Financial sector stocks accounted for a big share of the S&P 500’s decliners. Energy stocks also weighed down the index as U.S. crude oil prices fell 3.7%. Exxon Mobil shed 4.7%.

It’s been a choppy week for Wall Street as investors reviewed earnings from a range of retailers to essentially close out the latest round of corporate report cards. More than 95% of companies in the S&P 500 have reported their latest quarterly results. Companies have reported overall earnings growth of about 40%, outpacing analysts’ forecasts for 23% growth made back in June.

Investors have been shifting their focus to rising inflation and that has pushed stocks into a bumpier path after weeks of solid gains. The S&P 500 and the Nasdaq, which both closed at record highs on Thursday, are on track for weekly gains after swaying between gains and losses throughout the week.

The Dow and Russell 2000 are headed for weekly losses.

“There’s still a wide range of outcomes and perspectives around whether inflation is becoming more imbedded and durable or will be transitory,” said Bill Northey, senior investment director at U.S. Bank Wealth Management.

He said there has been more consideration around potential policy adjustments that might be necessary for the Federal Reserve as it moves ahead with its plan to trim bond purchases that have helped keep interest rates low. The central bank will likely need to adapt its future plans if rising inflation becomes more problematic.

Businesses are facing higher raw materials costs and supply chain problems that have been cutting into operations. That has raised concerns that a wide range of industries could see growth stunted into 2022.

The latest examples include Williams-Sonoma. The seller of cookware and home furnishings warned investors that supply chain problems could hurt its inventory through the middle of 2022. The stock fell 1.2%.

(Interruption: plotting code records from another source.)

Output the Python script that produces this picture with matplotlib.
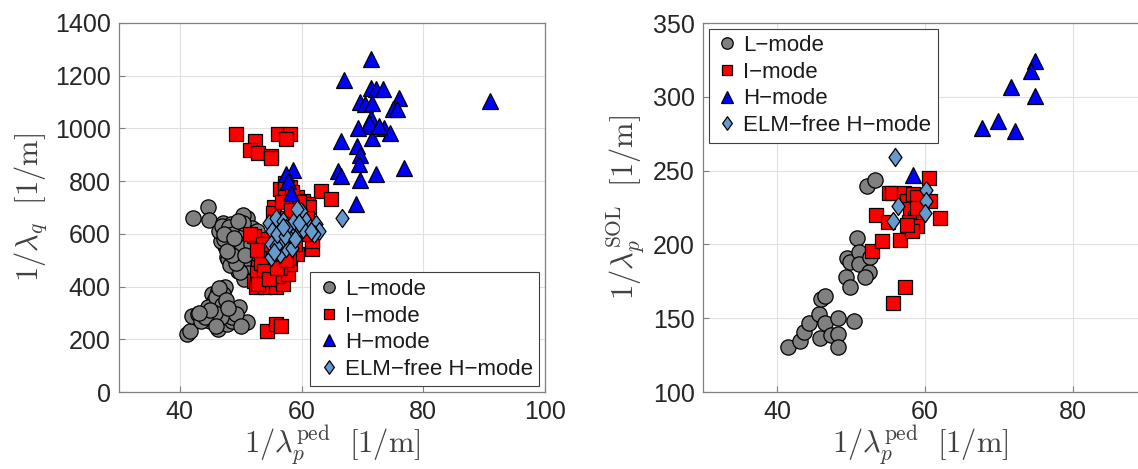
import numpy as np
import matplotlib
matplotlib.use("Agg")
import matplotlib.pyplot as plt
from matplotlib.path import Path

plt.rcParams['font.family'] = ['Liberation Sans', 'DejaVu Sans']
plt.rcParams['mathtext.fontset'] = 'cm'

# ---- left panel: 1/lambda_q vs 1/lambda_p^ped ----
L_x = [42.2, 44.7, 44.8, 47.1, 48.4, 49.5, 51.0, 50.3, 47.1, 48.0, 49.7, 47.4, 48.9, 47.7,
       49.1, 50.4, 49.7, 51.0, 51.0, 51.6, 52.2, 48.6, 46.8, 49.2, 50.1, 51.9, 52.2, 51.3,
       47.6, 48.2, 49.0, 50.0, 50.8, 48.8, 47.9, 46.5, 50.5, 51.5, 49.5, 48.3,
       46.9, 47.3, 48.1, 48.7, 49.4, 50.2, 50.9, 51.7, 52.4, 52.8, 51.2, 50.6, 49.9, 49.3,
       48.5, 47.8, 47.2, 48.9, 50.3, 51.8, 52.6, 53.0, 50.7, 49.6,
       41.2, 41.6, 42.0, 42.9, 43.8, 45.0, 45.3, 46.2, 47.4, 47.1, 47.1, 46.2, 47.7, 48.6,
       49.8, 51.0, 46.2, 48.0, 45.0, 48.6, 43.5, 45.6, 44.7, 46.8, 49.2, 50.1, 46.0, 46.9,
       45.8, 44.2, 46.5, 47.6, 45.9, 44.9, 47.9, 43.2]
L_y = [662, 700, 652, 643, 637, 640, 662, 671, 599, 612, 599, 555, 549, 511,
       511, 498, 473, 486, 435, 523, 549, 574, 574, 574, 523, 624, 586, 473,
       620, 590, 560, 540, 455, 530, 505, 610, 600, 500, 460, 480,
       630, 580, 625, 600, 570, 545, 610, 560, 520, 480, 450, 430, 455, 490,
       520, 535, 600, 585, 640, 595, 610, 500, 520, 650,
       221, 233, 290, 296, 290, 296, 372, 385, 397, 372, 340, 240, 259, 271,
       322, 265, 322, 296, 271, 284, 271, 347, 322, 284, 296, 252, 360, 330,
       300, 285, 395, 350, 250, 310, 320, 300]

I_x = [49.2, 52.4, 51.6, 52.9, 54.9, 54.9, 56.2, 58.1, 57.5, 56.4, 55.5, 63.2, 64.8, 57.3,
       58.1, 59.3, 60.2, 61.1, 52.2, 51.6, 53.4, 52.8, 52.2, 52.5, 54.0, 54.0, 55.8, 57.0,
       56.1, 57.8, 58.1, 59.3, 61.7, 61.7, 60.8, 54.3, 55.8, 56.7, 53.4, 54.9, 56.7, 57.5,
       58.4, 55.8, 57.2, 58.8, 59.8, 60.5, 56.5, 53.0, 55.2, 57.9, 59.0, 61.2, 52.6, 54.5,
       53.3, 53.8, 52.9, 54.6, 56.0, 57.4, 58.5, 59.6, 60.9, 55.3, 56.8, 58.2, 53.6, 52.7]
I_y = [977, 952, 920, 908, 895, 886, 977, 977, 958, 769, 700, 763, 731, 794,
       776, 738, 725, 712, 593, 599, 511, 473, 422, 397, 422, 397, 397, 410,
       441, 448, 486, 523, 542, 574, 599, 233, 259, 252, 448, 523, 599, 662,
       712, 612, 740, 700, 680, 640, 470, 540, 470, 510, 560, 700, 450, 580,
       490, 460, 410, 430, 470, 500, 760, 720, 660, 680, 720, 690, 560, 540]

H_x = [71.4, 67.0, 71.4, 72.3, 73.4, 76.0, 69.6, 70.4, 71.5, 75.1, 75.6, 91.0, 71.4, 70.9,
       69.3, 73.5, 74.6, 71.6, 66.4, 69.1, 69.6, 69.5, 66.0, 66.4, 72.2, 76.9, 69.6, 68.9,
       58.6, 57.5, 57.8, 58.3, 71.0, 72.8]
H_y = [1262, 1182, 1154, 1150, 1150, 1116, 1100, 1092, 1097, 1072, 1072, 1104, 1040, 1009,
       1000, 1000, 983, 962, 952, 933, 901, 864, 838, 819, 826, 848, 806, 712,
       841, 826, 800, 756, 1020, 1010]

E_x = [54.7, 55.8, 57.0, 55.2, 54.9, 55.0, 56.4, 57.5, 58.4, 58.1, 59.3, 59.9, 59.9, 60.8,
       61.4, 62.3, 62.9, 58.7, 57.5, 56.7, 55.8, 66.7, 59.3, 62.0,
       56.0, 57.2, 58.9, 60.2, 61.6, 55.5, 56.9, 59.6]
E_y = [643, 662, 649, 612, 561, 511, 523, 548, 548, 599, 612, 662, 687, 649,
       624, 637, 612, 649, 624, 574, 555, 662, 693, 599,
       600, 590, 580, 620, 610, 530, 625, 640]

# ---- right panel: 1/lambda_p^SOL vs 1/lambda_p^ped ----
L2_x = [41.5, 43.1, 43.6, 44.3, 45.7, 45.8, 46.5, 47.3, 48.2, 48.3, 48.2, 50.4, 45.9, 46.5,
        49.3, 49.9, 49.4, 49.8, 50.8, 51.1, 51.1, 52.4, 51.9, 52.6, 52.1, 53.3]
L2_y = [130.4, 134.5, 140.5, 146.8, 152.9, 136.5, 146.8, 138.7, 139.4, 130.4, 150.0, 148.4,
        163.0, 165.3, 177.7, 171.4, 190.8, 187.8, 204.0, 194.6, 186.7, 181.0, 177.7, 191.2,
        239.6, 243.5]

I2_x = [52.9, 53.4, 54.2, 55.1, 55.5, 55.0, 55.7, 57.3, 56.6, 57.1, 57.5, 58.4, 58.9, 58.0,
        58.7, 57.8, 58.9, 58.2, 60.5, 60.7, 62.0, 57.5, 58.9]
I2_y = [195.3, 219.8, 202.5, 234.5, 234.5, 214.9, 160.1, 170.9, 202.9, 234.5, 229.5, 234.0,
        231.8, 223.9, 218.2, 214.9, 212.6, 208.8, 245.3, 229.5, 218.2, 213.3, 225.0]

H2_x = [74.8, 74.3, 74.8, 71.6, 69.9, 67.7, 72.2, 58.4]
H2_y = [324.5, 317.3, 300.5, 306.5, 283.6, 279.0, 276.8, 247.1]

E2_x = [56.0, 56.4, 55.7, 60.2, 60.2, 60.0]
E2_y = [259.2, 225.7, 216.0, 236.7, 229.5, 221.2]

labels = ['L\u2212mode', 'I\u2212mode', 'H\u2212mode', 'ELM\u2212free H\u2212mode']

diamond = Path([(0, 1), (0.72, 0), (0, -1), (-0.72, 0), (0, 1)],
               [Path.MOVETO, Path.LINETO, Path.LINETO, Path.LINETO, Path.CLOSEPOLY])

styles = [dict(marker='o', ms=11, mfc='#808080'),
          dict(marker='s', ms=9.5, mfc='#ff0000'),
          dict(marker='^', ms=11.5, mfc='#0000ff'),
          dict(marker=diamond, ms=13, mfc='#6699cc')]

fig = plt.figure(figsize=(11.38, 4.69), dpi=100)
ax1 = fig.add_axes([119 / 1138, 77 / 469, 426 / 1138, 369 / 469])
ax2 = fig.add_axes([703 / 1138, 77 / 469, 518 / 1138, 369 / 469])

def panel(ax, data):
    for (x, y), st, lab in zip(data, styles, labels):
        ax.plot(x, y, ls='none', mec='black', mew=0.9, label=lab, **st)
    ax.grid(True, color='#e0e0e0', lw=0.8)
    ax.set_axisbelow(True)
    for s in ax.spines.values():
        s.set_color('#808080')
        s.set_linewidth(0.9)
    ax.tick_params(direction='in', length=4, width=0.8, color='#808080',
                   labelsize=18, labelcolor='#262626', pad=6)

def add_legend(ax, loc):
    leg = ax.legend(loc=loc, fontsize=16, handletextpad=0.15, handlelength=1.1,
                    labelspacing=0.25, borderpad=0.3, borderaxespad=0.25, fancybox=False,
                    framealpha=1, edgecolor='#404040', markerscale=0.75)
    leg.get_frame().set_linewidth(0.8)
    for t in leg.get_texts():
        t.set_color('#1a1a1a')

panel(ax1, [(L_x, L_y), (I_x, I_y), (H_x, H_y), (E_x, E_y)])
ax1.set_xlim(30, 100)
ax1.set_ylim(0, 1400)
ax1.set_xticks([40, 60, 80, 100])
ax1.set_yticks(range(0, 1401, 200))
ax1.set_xlabel(r'$1/\lambda_p^{\rm ped}\ \ [1/\rm m]$', fontsize=22, color='#404040')
ax1.xaxis.set_label_coords(0.5, -0.085, transform=ax1.transAxes)
ax1.set_ylabel(r'$1/\lambda_q\ \ [1/\rm m]$', fontsize=22, color='#404040', labelpad=4)
add_legend(ax1, 'lower right')

panel(ax2, [(L2_x, L2_y), (I2_x, I2_y), (H2_x, H2_y), (E2_x, E2_y)])
ax2.set_xlim(30, 100)
ax2.set_ylim(100, 350)
ax2.set_xticks([40, 60, 80])
ax2.set_yticks(range(100, 351, 50))
ax2.set_xlabel(r'$1/\lambda_p^{\rm ped}\ \ [1/\rm m]$', fontsize=22, color='#404040')
ax2.xaxis.set_label_coords(0.42, -0.085, transform=ax2.transAxes)
ax2.set_ylabel(r'$1/\lambda_p^{\rm SOL}\ \ [1/\rm m]$', fontsize=22, color='#404040', labelpad=4)
add_legend(ax2, 'upper left')

fig.savefig('out.png', dpi=100)
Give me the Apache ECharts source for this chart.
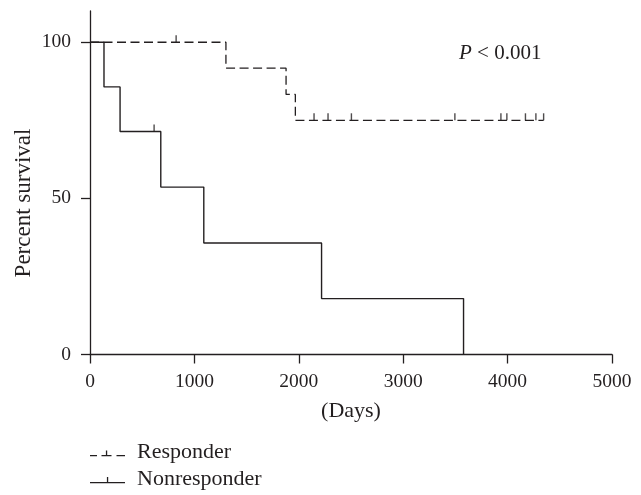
<!DOCTYPE html>
<html>
<head>
<meta charset="utf-8">
<script src="https://cdn.jsdelivr.net/npm/echarts@6/dist/echarts.min.js"></script>
<style>html,body{margin:0;padding:0;background:#fff;}#c{width:641px;height:495px;}</style>
</head>
<body>
<div id="c"></div>
<script>
// Kaplan–Meier step points (days, percent survival)
const responderDays = [0, 1302, 1878, 1967, 4345];
const responderSurv = [100, 91.7, 83.3, 75, 75];
const responderCensorDays = [825, 2146, 2280, 2504, 3495, 3936, 3993, 4171, 4271, 4345];
const responderCensorSurv = [100, 75, 75, 75, 75, 75, 75, 75, 75, 75];

const nonresponderDays = [0, 134, 288, 678, 1090, 2218, 3578];
const nonresponderSurv = [100, 85.7, 71.4, 53.6, 35.7, 17.9, 0];
const nonresponderCensorDays = [614];
const nonresponderCensorSurv = [71.4];

const xTicks = [0, 1000, 2000, 3000, 4000, 5000];
const yTicks = [0, 50, 100];
const seriesNames = ['Responder', 'Nonresponder'];

const INK = '#231f20';
const FONT = '"Liberation Serif", "DejaVu Serif", serif';
const NUM_SIZE = 19.5;
const WORD_SIZE = 22;

function zip(a, b) { return a.map((v, i) => [v, b[i]]); }

const iconN = 'path://M0,0h0.02v0.02h-0.02Z M34.98,15.98h0.02v0.02h-0.02Z M0,11H35V12.3H0Z M16.9,6H18.2V11.5H16.9Z';
const iconR = 'path://M0,0h0.02v0.02h-0.02Z M34.98,15.98h0.02v0.02h-0.02Z M0,11H7V12.3H0Z M11.5,11H21.5V12.3H11.5Z M15.9,6.5H17.2V11.5H15.9Z M26.5,11H35V12.3H26.5Z';

const chart = echarts.init(document.getElementById('c'), null, {renderer: 'canvas'});
chart.setOption({
  animation: false,
  backgroundColor: '#fff',
  grid: {left: 90, right: 29, top: 11, bottom: 140.5, containLabel: false, outerBoundsMode: 'none'},
  title: {
    text: '{i|P} < 0.001',
    left: 454, top: 38,
    textStyle: {fontFamily: FONT, fontSize: 21, fontWeight: 'normal', color: INK,
      rich: {i: {fontFamily: FONT, fontSize: 21, fontStyle: 'italic', color: INK}}}
  },
  legend: {
    orient: 'vertical', left: 90, top: 441,
    itemWidth: 35, itemHeight: 16, itemGap: 5,
    padding: 0,
    textStyle: {fontFamily: FONT, fontSize: WORD_SIZE, color: INK, padding: [0, 0, 0, 7]},
    itemStyle: {color: INK, borderWidth: 0},
    data: [{name: seriesNames[0], icon: iconR}, {name: seriesNames[1], icon: iconN}]
  },
  xAxis: {
    type: 'value', min: 0, max: 5000, interval: 1000,
    name: '(Days)', nameLocation: 'middle', nameGap: 46,
    nameTextStyle: {fontFamily: FONT, fontSize: WORD_SIZE, color: INK},
    axisLine: {show: true, lineStyle: {color: INK, width: 1.3}},
    axisTick: {show: true, length: 9, lineStyle: {color: INK, width: 1.3}},
    axisLabel: {fontFamily: FONT, fontSize: NUM_SIZE, color: INK, margin: 17, formatter: v => String(v)},
    splitLine: {show: false}
  },
  yAxis: {
    type: 'value', min: 0, max: 110, interval: 50,
    axisLine: {show: true, lineStyle: {color: INK, width: 1.3}},
    axisTick: {show: true, length: 9, lineStyle: {color: INK, width: 1.3}, customValues: yTicks},
    axisLabel: {fontFamily: FONT, fontSize: NUM_SIZE, color: INK, margin: 19, customValues: yTicks, formatter: v => String(v)},
    splitLine: {show: false}
  },
  graphic: [{
    type: 'text', x: 24, y: 203, rotation: Math.PI / 2,
    style: {text: 'Percent survival', fontFamily: FONT, fontSize: 23, fill: INK, align: 'center', verticalAlign: 'middle'}
  }],
  series: [
    {
      name: seriesNames[0], type: 'line', step: 'end', showSymbol: false, symbol: 'none',
      data: zip(responderDays, responderSurv),
      lineStyle: {color: INK, width: 1.3, type: [9, 4.5]},
      itemStyle: {color: INK}, z: 3
    },
    {
      name: seriesNames[1], type: 'line', step: 'end', showSymbol: false, symbol: 'none',
      data: zip(nonresponderDays, nonresponderSurv),
      lineStyle: {color: INK, width: 1.4},
      itemStyle: {color: INK}, z: 3
    },
    {
      name: 'Responder censored', type: 'scatter', symbol: 'rect', symbolSize: [1.4, 7], symbolOffset: [0, -3.5],
      data: zip(responderCensorDays, responderCensorSurv), itemStyle: {color: INK}, z: 4
    },
    {
      name: 'Nonresponder censored', type: 'scatter', symbol: 'rect', symbolSize: [1.4, 7], symbolOffset: [0, -3.5],
      data: zip(nonresponderCensorDays, nonresponderCensorSurv), itemStyle: {color: INK}, z: 4
    }
  ]
});
</script>
</body>
</html>
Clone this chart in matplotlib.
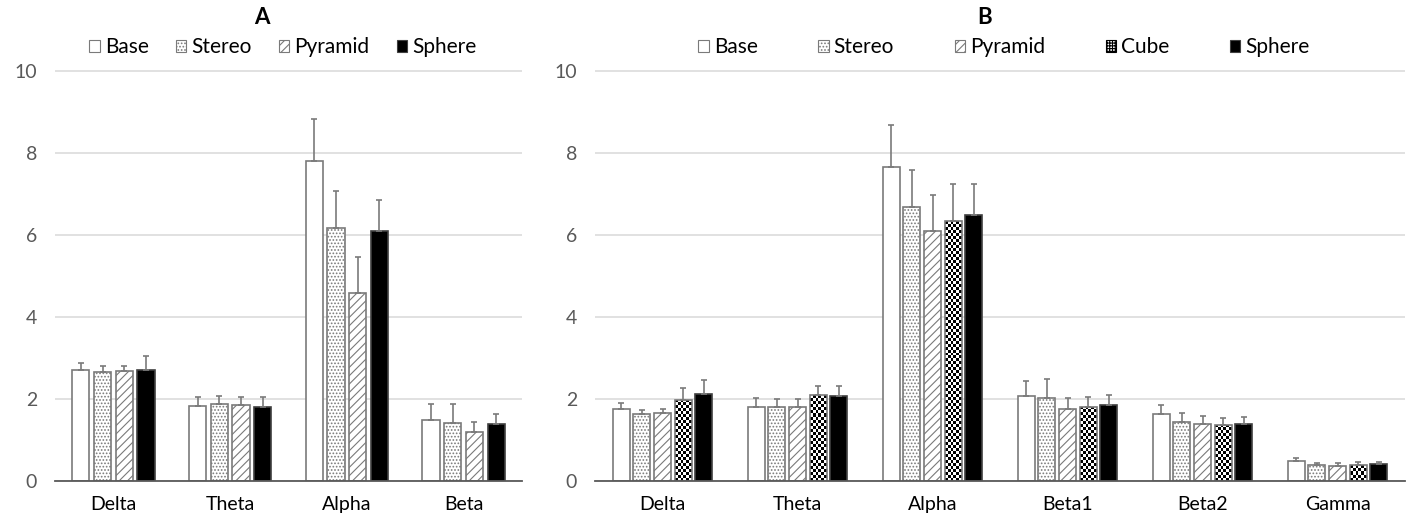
import numpy as np
import matplotlib
matplotlib.use("Agg")
import matplotlib.pyplot as plt
from matplotlib.patches import Patch

plt.rcParams['font.family'] = ['Lato', 'DejaVu Sans']
plt.rcParams['hatch.linewidth'] = 0.8

# ---------------- data ----------------
cats_a = ["Delta", "Theta", "Alpha", "Beta"]
series_a = ["Base", "Stereo", "Pyramid", "Sphere"]
base_a = [2.71, 1.83, 7.81, 1.49]
base_a_err = [0.15, 0.20, 1.01, 0.38]
stereo_a = [2.65, 1.88, 6.16, 1.41]
stereo_a_err = [0.14, 0.18, 0.91, 0.46]
pyramid_a = [2.67, 1.84, 4.58, 1.18]
pyramid_a_err = [0.12, 0.19, 0.88, 0.25]
sphere_a = [2.71, 1.79, 6.09, 1.39]
sphere_a_err = [0.34, 0.24, 0.76, 0.24]

cats_b = ["Delta", "Theta", "Alpha", "Beta1", "Beta2", "Gamma"]
series_b = ["Base", "Stereo", "Pyramid", "Cube", "Sphere"]
base_b = [1.75, 1.81, 7.65, 2.06, 1.62, 0.47]
base_b_err = [0.14, 0.21, 1.04, 0.37, 0.23, 0.08]
stereo_b = [1.62, 1.79, 6.67, 2.02, 1.44, 0.39]
stereo_b_err = [0.11, 0.21, 0.91, 0.46, 0.21, 0.04]
pyramid_b = [1.66, 1.79, 6.10, 1.75, 1.38, 0.37]
pyramid_b_err = [0.10, 0.21, 0.87, 0.27, 0.19, 0.06]
cube_b = [1.98, 2.08, 6.34, 1.81, 1.37, 0.39]
cube_b_err = [0.29, 0.23, 0.89, 0.24, 0.16, 0.06]
sphere_b = [2.12, 2.06, 6.48, 1.84, 1.38, 0.41]
sphere_b_err = [0.34, 0.25, 0.77, 0.25, 0.17, 0.04]

yticks = [0, 2, 4, 6, 8, 10]

# ---------------- styles ----------------
EDGE = '#7a7a7a'
STY = {
    "Base": dict(facecolor='white', edgecolor=EDGE, hatch=None),
    "Stereo": dict(facecolor='white', edgecolor=EDGE, hatch='.....'),
    "Pyramid": dict(facecolor='white', edgecolor=EDGE, hatch='////'),
    "Cube": dict(facecolor='none', edgecolor=EDGE, hatch=None),
    "Sphere": dict(facecolor='black', edgecolor='#404040', hatch=None),
}

W, H = 1413, 523
fig = plt.figure(figsize=(W / 100, H / 100), dpi=100)

bottom = (H - 480.7) / H
height = (480.7 - 70) / H
axA = fig.add_axes([55 / W, bottom, 467 / W, height])
axB = fig.add_axes([595 / W, bottom, 810 / W, height])


def style_axes(ax, cats):
    ax.set_xlim(-0.5, len(cats) - 0.5)
    ax.set_ylim(0, 10.02)
    ax.set_yticks(yticks)
    ax.set_yticklabels([str(t) for t in yticks])
    ax.set_xticks(range(len(cats)))
    ax.set_xticklabels(cats)
    for s in ['top', 'right', 'left']:
        ax.spines[s].set_visible(False)
    ax.spines['bottom'].set_color('#595959')
    ax.spines['bottom'].set_linewidth(1.3)
    ax.spines['bottom'].set_zorder(5)
    ax.grid(axis='y', color='#d9d9d9', linewidth=1.1)
    ax.set_axisbelow(True)
    ax.tick_params(axis='y', length=0, pad=13, labelsize=14, labelcolor='#595959')
    ax.tick_params(axis='x', length=0, pad=11, labelsize=14, labelcolor='black')


def checker_fill(ax, bar, ppu_x, ppu_y):
    x0 = bar.get_x()
    w = bar.get_width()
    h = bar.get_height()
    nx = max(1, int(round(w * ppu_x / 3.0)))
    ny = max(1, int(round(h * ppu_y / 3.0)))
    arr = (np.add.outer(np.arange(ny), np.arange(nx)) % 2).astype(float)
    im = ax.imshow(arr, extent=(x0, x0 + w, 0, h), cmap='gray', vmin=0, vmax=1,
                   interpolation='nearest', aspect='auto', zorder=1.5, origin='lower')
    im.set_clip_path(bar)


def draw(ax, cats, names, vals, errs, step, width, axw_px):
    style_axes(ax, cats)
    n = len(names)
    x = np.arange(len(cats))
    ppu_x = axw_px / len(cats)
    ppu_y = (480.7 - 70) / 10.02
    for i, (name, v, e) in enumerate(zip(names, vals, errs)):
        off = (i - (n - 1) / 2) * step
        st = STY[name]
        bars = ax.bar(x + off, v, width, facecolor=st['facecolor'], edgecolor=st['edgecolor'],
                      hatch=st['hatch'], linewidth=1.2, zorder=2)
        if name == "Cube":
            for b in bars:
                checker_fill(ax, b, ppu_x, ppu_y)
        ax.errorbar(x + off, v, yerr=[np.zeros(len(v)), e], fmt='none', ecolor='#7a7a7a',
                    elinewidth=1.2, capsize=2.5, capthick=1.2, zorder=3)
    ax.set_xlim(-0.5, len(cats) - 0.5)
    ax.set_ylim(0, 10.02)


draw(axA, cats_a, series_a, [base_a, stereo_a, pyramid_a, sphere_a],
     [base_a_err, stereo_a_err, pyramid_a_err, sphere_a_err], 0.186, 0.148, 467)
draw(axB, cats_b, series_b, [base_b, stereo_b, pyramid_b, cube_b, sphere_b],
     [base_b_err, stereo_b_err, pyramid_b_err, cube_b_err, sphere_b_err], 0.153, 0.124, 810)


def handles(names):
    hs = []
    for nm in names:
        st = STY[nm]
        if nm == "Cube":
            hs.append(Patch(facecolor='white', edgecolor='black', hatch='++++++', linewidth=0.8, label=nm))
        else:
            hs.append(Patch(facecolor=st['facecolor'], edgecolor=st['edgecolor'], hatch=st['hatch'],
                            linewidth=0.8, label=nm))
    return hs


fig.legend(handles=handles(series_a), loc='center', bbox_to_anchor=(283 / W, 1 - 47 / H),
           ncol=4, frameon=False, fontsize=15, handlelength=0.5, handleheight=0.5,
           handletextpad=0.25, columnspacing=1.3, borderpad=0)
fig.legend(handles=handles(series_b), loc='center', bbox_to_anchor=(1004 / W, 1 - 47 / H),
           ncol=5, frameon=False, fontsize=15, handlelength=0.5, handleheight=0.5,
           handletextpad=0.25, columnspacing=2.9, borderpad=0)

fig.text(262 / W, 1 - 18 / H, "A", ha='center', va='center', fontsize=16, fontweight='bold')
fig.text(985 / W, 1 - 18 / H, "B", ha='center', va='center', fontsize=16, fontweight='bold')

fig.savefig("out.png", dpi=100)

Applied Materials fell 5.5% after reporting weak financial results and a disappointing profit forecast partly because of supply chain problems.

“Those (supply chain) problems will likely clear over time, but they may not clear in time for the holiday season,” Northey said. “That may cause demand to be unmet or shift to early next year.”

Wall Street is also worried about consumers eventually pulling back on spending because of higher prices. Prices for U.S. consumers jumped 6.2% in October compared with a year earlier, leaving families facing their highest inflation rate since 1990, the Labor Department said.

The higher prices have yet to derail consumer spending, though, and retail sales jumped 1.7% in October, according to the Commerce Department. That was the biggest month-to-month gain since March.